----- SOURCE DATA

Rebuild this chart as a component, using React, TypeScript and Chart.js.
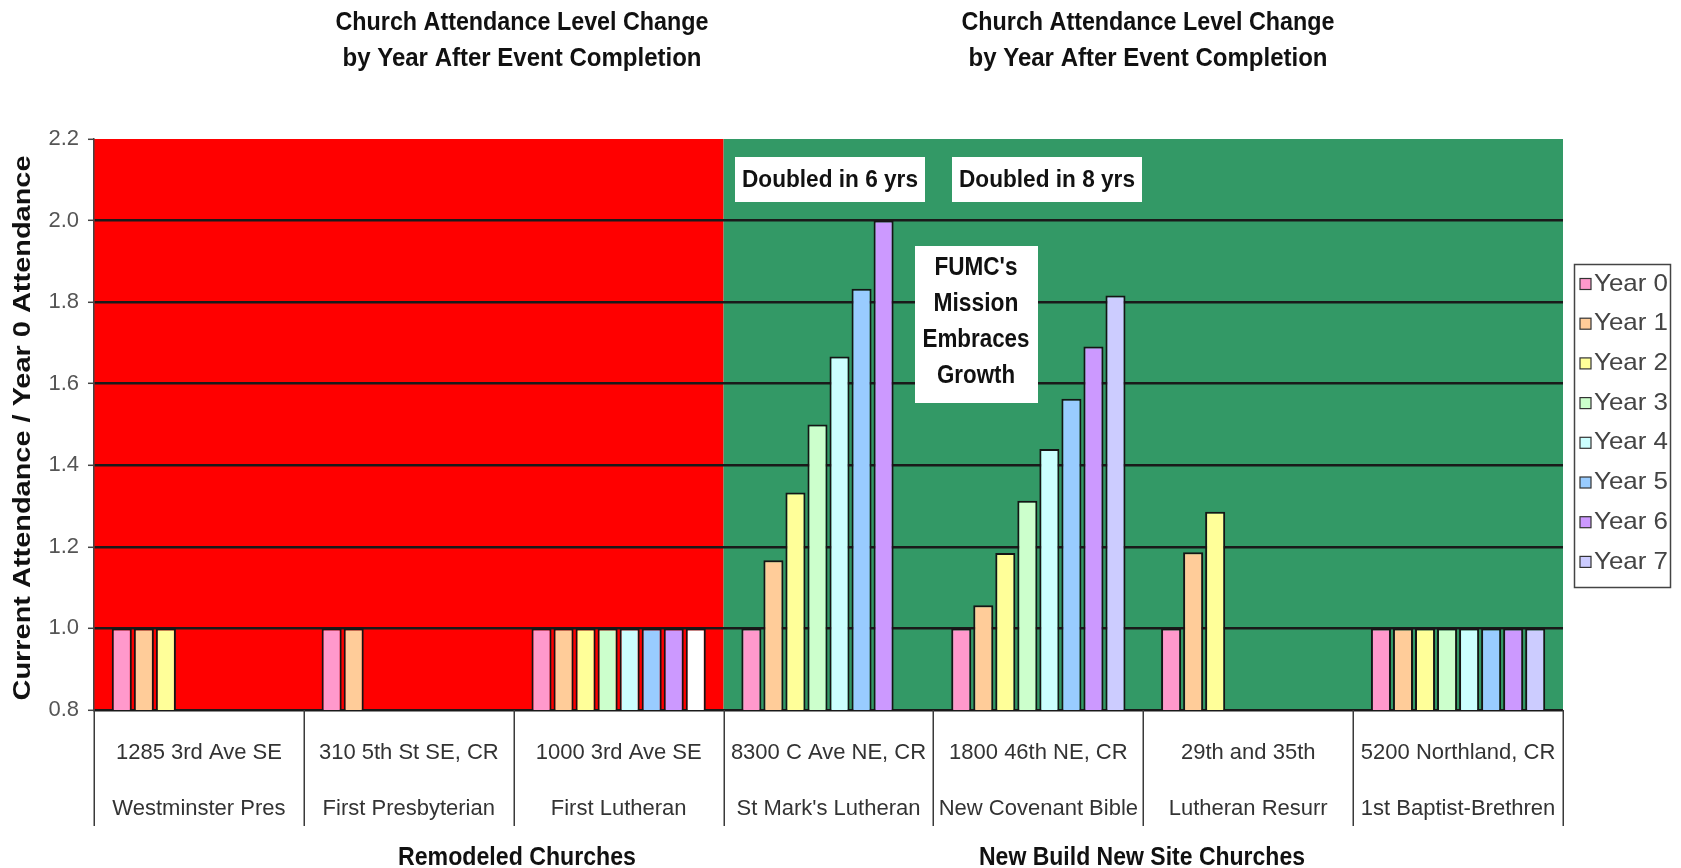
import React, { useEffect, useRef } from 'react';
import { Chart, registerables } from 'chart.js';

Chart.register(...registerables);

const FONT = '"Liberation Sans", Arial, sans-serif';

// ---------- data ----------
const addresses = ['1285 3rd Ave SE', '310 5th St SE, CR', '1000 3rd Ave SE', '8300 C Ave NE, CR', '1800 46th NE, CR', '29th and 35th', '5200 Northland, CR'];
const churchNames = ['Westminster Pres', 'First Presbyterian', 'First Lutheran', "St Mark's Lutheran", 'New Covenant Bible', 'Lutheran Resurr', '1st Baptist-Brethren'];

const seriesLabels = ['Year 0', 'Year 1', 'Year 2', 'Year 3', 'Year 4', 'Year 5', 'Year 6', 'Year 7'];
const year0 = [1, 1, 1, 1, 1, 1, 1];
const year1 = [1, 1, 1, 1.167, 1.057, 1.187, 1];
const year2 = [1, null, 1, 1.333, 1.185, 1.286, 1];
const year3 = [null, null, 1, 1.5, 1.313, null, 1];
const year4 = [null, null, 1, 1.667, 1.44, null, 1];
const year5 = [null, null, 1, 1.833, 1.563, null, 1];
const year6 = [null, null, 1, 2.0, 1.691, null, 1];
const year7 = [null, null, 1, null, 1.816, null, 1];
const seriesValues = [year0, year1, year2, year3, year4, year5, year6, year7];

const seriesColors = ['#ff99cc', '#ffcc99', '#ffff99', '#ccffcc', '#ccffff', '#99ccff', '#cc99ff', '#ccccff'];
const year7BarColors = ['#ccccff', '#ccccff', '#ffffff', '#ccccff', '#ccccff', '#ccccff', '#ccccff'];

const yMin = 0.8;
const yMax = 2.2;
const yStep = 0.2;

const groupLabels = ['Remodeled Churches', 'New Build New Site Churches'];
const groupSizes = [3, 4];
const groupFills = ['#ff0000', '#339966'];

const chartTitle = ['Church Attendance Level Change', 'by Year After Event Completion'];
const yAxisTitle = 'Current Attendance / Year 0 Attendance';
const doubledNotes = ['Doubled in 6 yrs', 'Doubled in 8 yrs'];
const missionNote = ["FUMC's", 'Mission', 'Embraces', 'Growth'];

// ---------- helpers ----------
function fitText(ctx: CanvasRenderingContext2D, text: string, x: number, y: number, size: number, weight: string, color: string, width: number | null, align: CanvasTextAlign = 'center', rotate = 0) {
  ctx.save();
  ctx.font = `${weight} ${size}px ${FONT}`;
  const w = ctx.measureText(text).width;
  const sx = width ? width / w : 1;
  ctx.translate(x, y);
  if (rotate) ctx.rotate(rotate);
  ctx.scale(sx, 1);
  ctx.textAlign = align;
  ctx.textBaseline = 'middle';
  ctx.fillStyle = color;
  ctx.fillText(text, 0, 0);
  ctx.restore();
}

const decor = {
  id: 'decor',
  beforeDraw(chart: any) {
    const { ctx, chartArea: a, scales } = chart;
    const x = scales.x;
    let start = 0;
    groupSizes.forEach((n, g) => {
      const x0 = x.getPixelForValue(start - 0.5);
      const x1 = x.getPixelForValue(start + n - 0.5);
      ctx.save();
      ctx.fillStyle = groupFills[g];
      ctx.fillRect(x0, a.top, x1 - x0, a.bottom - a.top);
      ctx.restore();
      start += n;
    });
  },
  afterDraw(chart: any) {
    const { ctx, chartArea: a, scales } = chart;
    const x = scales.x;
    const n = addresses.length;

    // category dividers below the axis
    ctx.save();
    ctx.strokeStyle = '#3a3a3a';
    ctx.lineWidth = 1.5;
    for (let i = 0; i <= n; i++) {
      const px = Math.round(x.getPixelForValue(i - 0.5)) + 0.25;
      ctx.beginPath();
      ctx.moveTo(px, a.bottom);
      ctx.lineTo(px, 826);
      ctx.stroke();
    }
    ctx.restore();

    // titles
    [522, 1148].forEach((cx) => {
      fitText(ctx, chartTitle[0], cx, 23, 25, 'bold', '#111', 373);
      fitText(ctx, chartTitle[1], cx, 59, 25, 'bold', '#111', 359);
    });

    // group labels
    fitText(ctx, groupLabels[0], 517, 858, 25, 'bold', '#111', 238);
    fitText(ctx, groupLabels[1], 1142, 858, 25, 'bold', '#111', 326);

    // y axis title
    fitText(ctx, yAxisTitle, 23, 428, 24, 'bold', '#111', 545, 'center', -Math.PI / 2);

    // annotation boxes
    ctx.save();
    ctx.fillStyle = '#ffffff';
    ctx.fillRect(735, 157, 190, 45);
    ctx.fillRect(952, 157, 190, 45);
    ctx.fillRect(915, 246, 123, 157);
    ctx.restore();
    fitText(ctx, doubledNotes[0], 830, 180, 24, 'bold', '#111', 176);
    fitText(ctx, doubledNotes[1], 1047, 180, 24, 'bold', '#111', 176);
    const mw = [83, 85, 107, 78];
    missionNote.forEach((t, i) => fitText(ctx, t, 976, 268 + i * 36, 25, 'bold', '#111', mw[i]));

    // legend
    ctx.save();
    ctx.fillStyle = '#ffffff';
    ctx.fillRect(1574, 264, 97, 324);
    ctx.strokeStyle = '#444';
    ctx.lineWidth = 1.5;
    ctx.strokeRect(1574.5, 264.5, 96, 323);
    ctx.restore();
    chart.data.datasets.forEach((ds: any, i: number) => {
      const cy = 284 + i * 39.7;
      ctx.save();
      ctx.fillStyle = seriesColors[i];
      ctx.fillRect(1580, cy - 5.5, 11, 11);
      ctx.strokeStyle = '#333';
      ctx.lineWidth = 1.2;
      ctx.strokeRect(1580, cy - 5.5, 11, 11);
      ctx.restore();
      fitText(ctx, ds.label, 1594, cy, 24, 'normal', '#444', 74, 'left');
    });
  },
};

export default function App() {
  const ref = useRef<HTMLCanvasElement | null>(null);

  useEffect(() => {
    if (!ref.current) return;
    const chart = new Chart(ref.current, {
      type: 'bar',
      data: {
        labels: addresses.map((ad, i) => [ad, churchNames[i]]),
        datasets: seriesLabels.map((label, i) => ({
          label,
          data: seriesValues[i] as any,
          backgroundColor: i === 7 ? year7BarColors : seriesColors[i],
          borderColor: '#151515',
          borderWidth: 2,
          borderSkipped: false,
          categoryPercentage: 0.84,
          barPercentage: 0.91,
        })),
      },
      options: {
        responsive: false,
        animation: false,
        devicePixelRatio: 1,
        layout: { padding: { left: 0, top: 139, right: 118, bottom: 0 } },
        plugins: {
          legend: { display: false },
          title: { display: false },
          tooltip: { enabled: false },
        },
        scales: {
          x: {
            grid: { display: false },
            border: { display: false },
            ticks: {
              padding: 7,
              color: '#333',
              autoSkip: false,
              maxRotation: 0,
              font: { size: 22, family: FONT, lineHeight: 56 / 22 },
            },
            afterFit(s: any) {
              s.height = 158;
            },
          },
          y: {
            min: yMin,
            max: yMax,
            ticks: {
              stepSize: yStep,
              padding: 9,
              color: '#555',
              font: { size: 22, family: FONT },
              callback: (v: any) => Number(v).toFixed(1),
            },
            grid: {
              color: (c: any) => (c.tick && c.tick.value > yMax - 0.01 ? 'rgba(0,0,0,0)' : '#1a1a1a'),
              lineWidth: 2.6,
              tickColor: '#444',
              tickLength: 6,
              tickWidth: 1.5,
            },
            border: { display: true, color: '#444', width: 1.5 },
            afterFit(s: any) {
              s.width = 94;
            },
          },
        },
      },
      plugins: [decor],
    });
    return () => chart.destroy();
  }, []);

  return (
    <div style={{ position: 'fixed', left: 0, top: 0, width: 1681, height: 868, background: '#ffffff' }}>
      <canvas ref={ref} width={1681} height={868} style={{ display: 'block' }} />
    </div>
  );
}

----------

_REQUIREMENT_
Tally the lines holding the string "React" and give only the count.

_ANSWER TO THE EXERCISE_
2